The debates amongst themselves, and the negotiations with the AMA went on for several years with very little ground given by both sides of the argument.

Eventually, an offer by the AMA to accept a non-medical membership of 20% was turned down at a 1969 Council meeting. The next year, it was agreed that any registered medical practitioner and graduates from an accredited tertiary institution in a discipline relevant to sports medicine, could be a member of the ASMF.

“One former SMA President considered SMA to be an organisation that nurtured the sports medicine and science disciplines, and allowed them to start off amongst the team and gradually they developed their own PD and accreditations, then branching off and cutting the umbilical cords before coming back in a more mature form. Another former SMA President believed there was a wide-spread recognition that uni-disciplinary groups couldn’t best represent their members to a broader audience. There are few SMA members who would dismiss the importance of, or the disturbance created by, the different discipline groups over the years. Most would agree that the disciplines have all contributed a great deal to SMA and vice versa”.

SMA AND THE DISCIPLINE GROUPS

With the battle for non-medical members fought and won, and their numbers increasing at a greater rate than doctors during the 1980s, Sports Medicine Australia found itself with a new internal challenge on its hands. It had weathered the contest of the states, but the wider growth of sports medicine throughout Australia meant an ever-changing landscape of disciplines. The emerging interest was the growth of the disciplines as a separate entity within sports medicine.

Sports Medicine Australia had always been an umbrella body interested in any issue or activity of a medical or scientific nature that relates to health and wellbeing, particularly in a sports and physical activity context. The issue was that membership of SMA was important to members of all discipline groups but did not provide accreditation, professional development, and all the collegiate benefits that come with associating with peers who have the same professional qualifications and experiences.

As the membership body of SMA grew in diversity, an organic development of discipline groups within SMA occurred. Likeminded and leading SMA members within each discipline, banded together to form small sub-groups to cater for the needs of their discipline under the SMA banner. At one stage, SMA initiated a Council of Disciplines to foster this development and ensure the voice of each of the disciplines within SMA was truly taken into consideration. The consequence of this meant that SMA became a true multidisciplinary organisation, promoting and providing growth in all discipline areas of sports medicine and sports science.

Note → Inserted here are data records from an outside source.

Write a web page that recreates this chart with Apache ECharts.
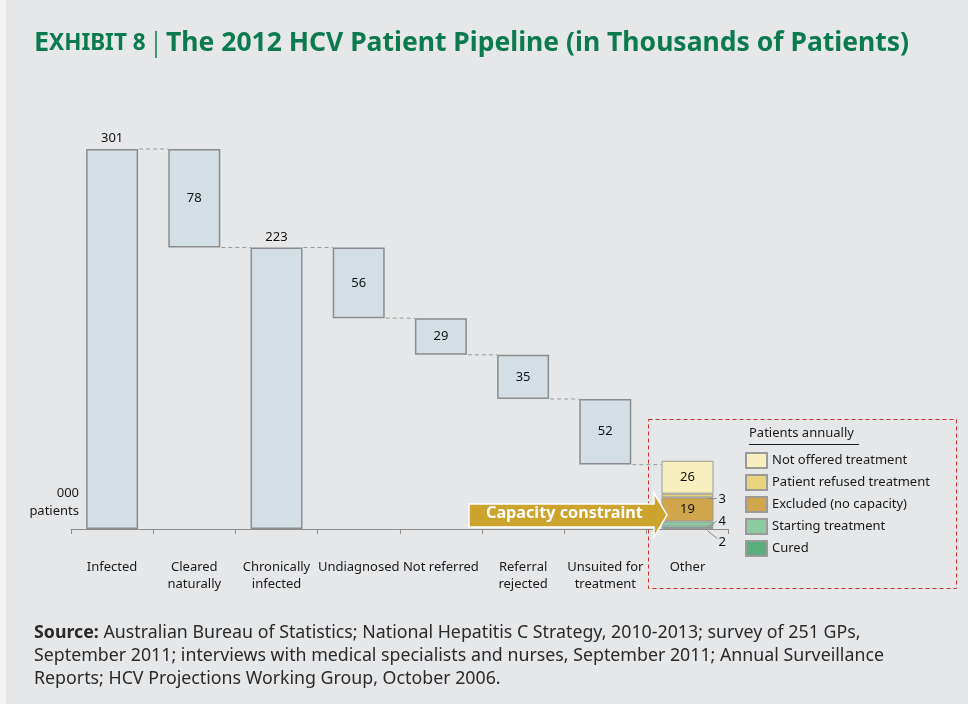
<!DOCTYPE html>
<html>
<head>
<meta charset="utf-8">
<script src="https://cdn.jsdelivr.net/npm/echarts@6/dist/echarts.min.js"></script>
<style>
html,body{margin:0;padding:0;background:#e6e7e9;}
#chart{width:968px;height:704px;}
</style>
</head>
<body>
<div id="chart"></div>
<script>
// ---- data ----
const categories = ['Infected', 'Cleared\nnaturally', 'Chronically\ninfected', 'Undiagnosed', 'Not referred', 'Referral\nrejected', 'Unsuited for\ntreatment', 'Other'];
const pipelineSteps = [301, -78, 223, -56, -29, -35, -52]; // positive = total bar, negative = drop
const subtotalIndex = [0, 2];
const otherNames = ['Not offered treatment', 'Patient refused treatment', 'Excluded (no capacity)', 'Starting treatment', 'Cured'];
const otherValues = [26, 3, 19, 4, 2];
const otherColors = ['#f8efbf', '#e8d47c', '#d1a54c', '#8dc9a2', '#5aae80'];

// ---- build waterfall ----
const baseData = [], mainData = [], connectorLevels = [];
let running = 0;
pipelineSteps.forEach((v, i) => {
  if (subtotalIndex.includes(i)) {
    baseData.push(0); mainData.push(v); running = v;
    connectorLevels.push(v);
  } else {
    running += v;
    baseData.push(running); mainData.push(-v);
    connectorLevels.push(running);
  }
});
baseData.push(0); mainData.push('-');

const FONT = '"Noto Sans", "Open Sans", sans-serif';
const BAR_W = 52;

const series = [
  { name: 'base', type: 'bar', stack: 'w', barWidth: BAR_W, silent: true,
    itemStyle: { color: 'transparent' }, data: baseData },
  { name: 'main', type: 'bar', stack: 'w', barWidth: BAR_W,
    itemStyle: { color: '#d3dfe5', borderColor: '#8c8c8c', borderWidth: 1.5 },
    label: { show: true, fontFamily: FONT, fontSize: 13, color: '#111',
      position: 'inside',
      formatter: p => String(p.value) },
    data: mainData.map((v, i) => subtotalIndex.includes(i)
      ? { value: v, label: { position: 'top', distance: 4 } } : v)
  }
];
// stack from bottom: Cured, Starting, Excluded, Refused, Not offered
const stackOrder = [4, 3, 2, 1, 0];
const labelCfg = {
  0: { position: 'inside' },
  2: { position: 'inside' },
  1: { position: 'right', distance: 5, offset: [0, 4] },
  3: { position: 'right', distance: 5, offset: [0, -3] },
  4: { position: 'right', distance: 5, offset: [0, 15] }
};
stackOrder.forEach(k => {
  const d = categories.map((c, i) => i === categories.length - 1 ? otherValues[k] : '-');
  series.push({
    name: otherNames[k], type: 'bar', stack: 'w', barWidth: BAR_W,
    itemStyle: { color: otherColors[k], borderColor: '#9a9a9a', borderWidth: 1 },
    label: Object.assign({ show: true, fontFamily: FONT, fontSize: 13, color: '#111' }, labelCfg[k]),
    data: d
  });
});
// dashed connectors between waterfall bars
series.push({
  type: 'custom', silent: true, z: 1,
  data: connectorLevels.map((lv, i) => [i, lv]),
  renderItem: (params, api) => {
    const i = api.value(0), lv = api.value(1);
    const p = api.coord([i, lv]), q = api.coord([i + 1, lv]);
    return { type: 'line', shape: { x1: p[0] + BAR_W / 2 + 1, y1: p[1], x2: q[0] - BAR_W / 2, y2: q[1] },
      style: { stroke: '#9a9a9a', lineWidth: 1, lineDash: [4, 3] } };
  }
});
// leader lines for small "Other" segments
const otherIdx = categories.length - 1;
series.push({
  type: 'custom', silent: true, z: 5,
  data: [[otherIdx, 2 + 4 + 19 + 1.5, 0], [otherIdx, 2 + 2, 1], [otherIdx, 1, 2]],
  renderItem: (params, api) => {
    const p = api.coord([api.value(0), api.value(1)]);
    const right = p[0] + BAR_W / 2;
    const kind = api.value(2);
    let shape;
    if (kind === 0) shape = { x1: right - 6, y1: p[1] + 3, x2: right + 3, y2: p[1] + 3 };
    else if (kind === 1) shape = { x1: right - 6, y1: p[1] + 4, x2: right + 3, y2: p[1] - 3 };
    else shape = { x1: right - 6, y1: p[1] + 3, x2: right + 4, y2: p[1] + 11 };
    return { type: 'line', shape, style: { stroke: '#8a8a8a', lineWidth: 1 } };
  }
});

const chart = echarts.init(document.getElementById('chart'));
chart.setOption({
  backgroundColor: '#e6e7e9',
  animation: false,
  grid: { left: 71, right: 239.4, top: 125, bottom: 175 },
  xAxis: {
    type: 'category', data: categories,
    axisLine: { lineStyle: { color: '#8c8c8c', width: 1 } },
    axisTick: { show: true, length: 5, lineStyle: { color: '#8c8c8c' } },
    axisLabel: { interval: 0, margin: 30, fontFamily: FONT, fontSize: 13, color: '#1a1a1a', lineHeight: 17 }
  },
  yAxis: { type: 'value', min: 0, max: 320, show: false },
  legend: {
    data: otherNames, orient: 'vertical', left: 740, top: 447,
    itemWidth: 21, itemHeight: 15, itemGap: 5, icon: 'rect',
    selectedMode: false,
    textStyle: { fontFamily: FONT, fontSize: 13, color: '#1a1a1a' }
  },
  series,
  graphic: [
    { type: 'rect', left: 0, top: 0, shape: { width: 6, height: 704 }, style: { fill: '#f4f4f5' } },
    // title
    { type: 'text', left: 34, top: 30, style: {
      text: '{e|E}{x|XHIBIT 8}',
      rich: { e: { fontFamily: FONT, fontWeight: 'bold', fontSize: 27, fill: '#0b7a4e' },
              x: { fontFamily: FONT, fontWeight: 'bold', fontSize: 22.5, fill: '#0b7a4e' } } } },
    { type: 'line', shape: { x1: 156, y1: 31, x2: 156, y2: 58 }, style: { stroke: '#0b7a4e', lineWidth: 1.5 } },
    { type: 'text', left: 166, top: 30, style: {
      text: 'The 2012 HCV Patient Pipeline (in Thousands of Patients)',
      fontFamily: FONT, fontWeight: 'bold', fontSize: 26.5, fill: '#0b7a4e' } },
    // y unit label
    { type: 'text', x: 79, y: 484, style: {
      text: '000\npatients', align: 'right', fontFamily: FONT, fontSize: 13, fill: '#1a1a1a', lineHeight: 18 } },
    // red dashed box
    { type: 'rect', shape: { x: 648.5, y: 419.5, width: 308, height: 169 },
      style: { fill: 'none', stroke: '#d0302a', lineWidth: 1, lineDash: [4, 3] }, z: 10 },
    // legend title
    { type: 'text', left: 749, top: 427, style: { text: 'Patients annually', fontFamily: FONT, fontSize: 13, fill: '#1a1a1a' } },
    { type: 'line', shape: { x1: 749, y1: 444.5, x2: 859, y2: 444.5 }, style: { stroke: '#1a1a1a', lineWidth: 1 } },
    // capacity constraint arrow
    { type: 'polygon', z: 20, shape: { points: [[469, 504], [654, 504], [654, 493], [667, 515], [654, 537], [654, 527], [469, 527]] },
      style: { fill: '#cba32d', stroke: '#ffffff', lineWidth: 1.5 } },
    { type: 'text', z: 21, left: 486, top: 505, style: { text: 'Capacity constraint', fontFamily: FONT, fontWeight: 'bold', fontSize: 16.2, fill: '#ffffff' } },
    // source
    { type: 'text', left: 34, top: 622, style: {
      text: '{b|Source:} Australian Bureau of Statistics; National Hepatitis C Strategy, 2010-2013; survey of 251 GPs,\nSeptember 2011; interviews with medical specialists and nurses, September 2011; Annual Surveillance\nReports; HCV Projections Working Group, October 2006.',
      fontFamily: FONT, fontSize: 17.8, fill: '#2a2a2a', lineHeight: 22.8,
      rich: { b: { fontFamily: FONT, fontWeight: 'bold', fontSize: 17.8, fill: '#2a2a2a', lineHeight: 22.8 } } } }
  ]
});
</script>
</body>
</html>
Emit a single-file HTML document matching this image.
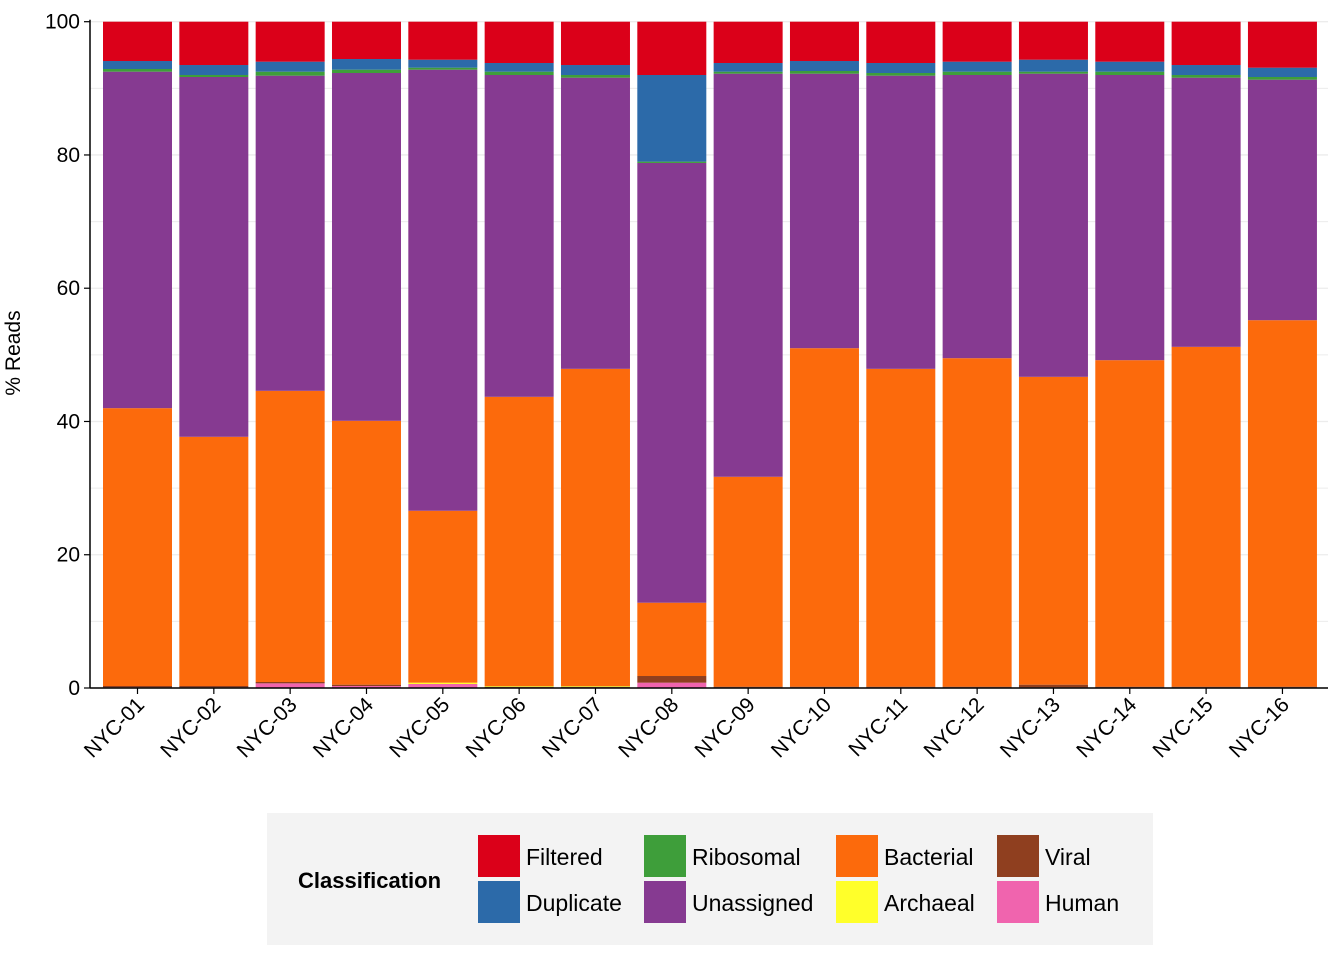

Over the years, as the disciplines within SMA grew, these groups gravitated toward their own professional bodies to establish sports medicine key groups within those bodies and moving out from the SMA banner. In some cases, this created brand new organisations, such as the Australian College of Sports and Exercise Physicians and Exercise and Sports Science Australia.

The eight discipline groups that are currently associated with SMA are: Sports and Exercise Podiatry Australia, Australasian College of Sport and Exercise Physicians, Sports and Exercise Physiotherapy Australia, College of Sport and Exercise Psychologists, Exercise and Sports Science Australia, Sports Chiropractic Australia, Sports Dieticians Australia, and Sports Doctors Australia.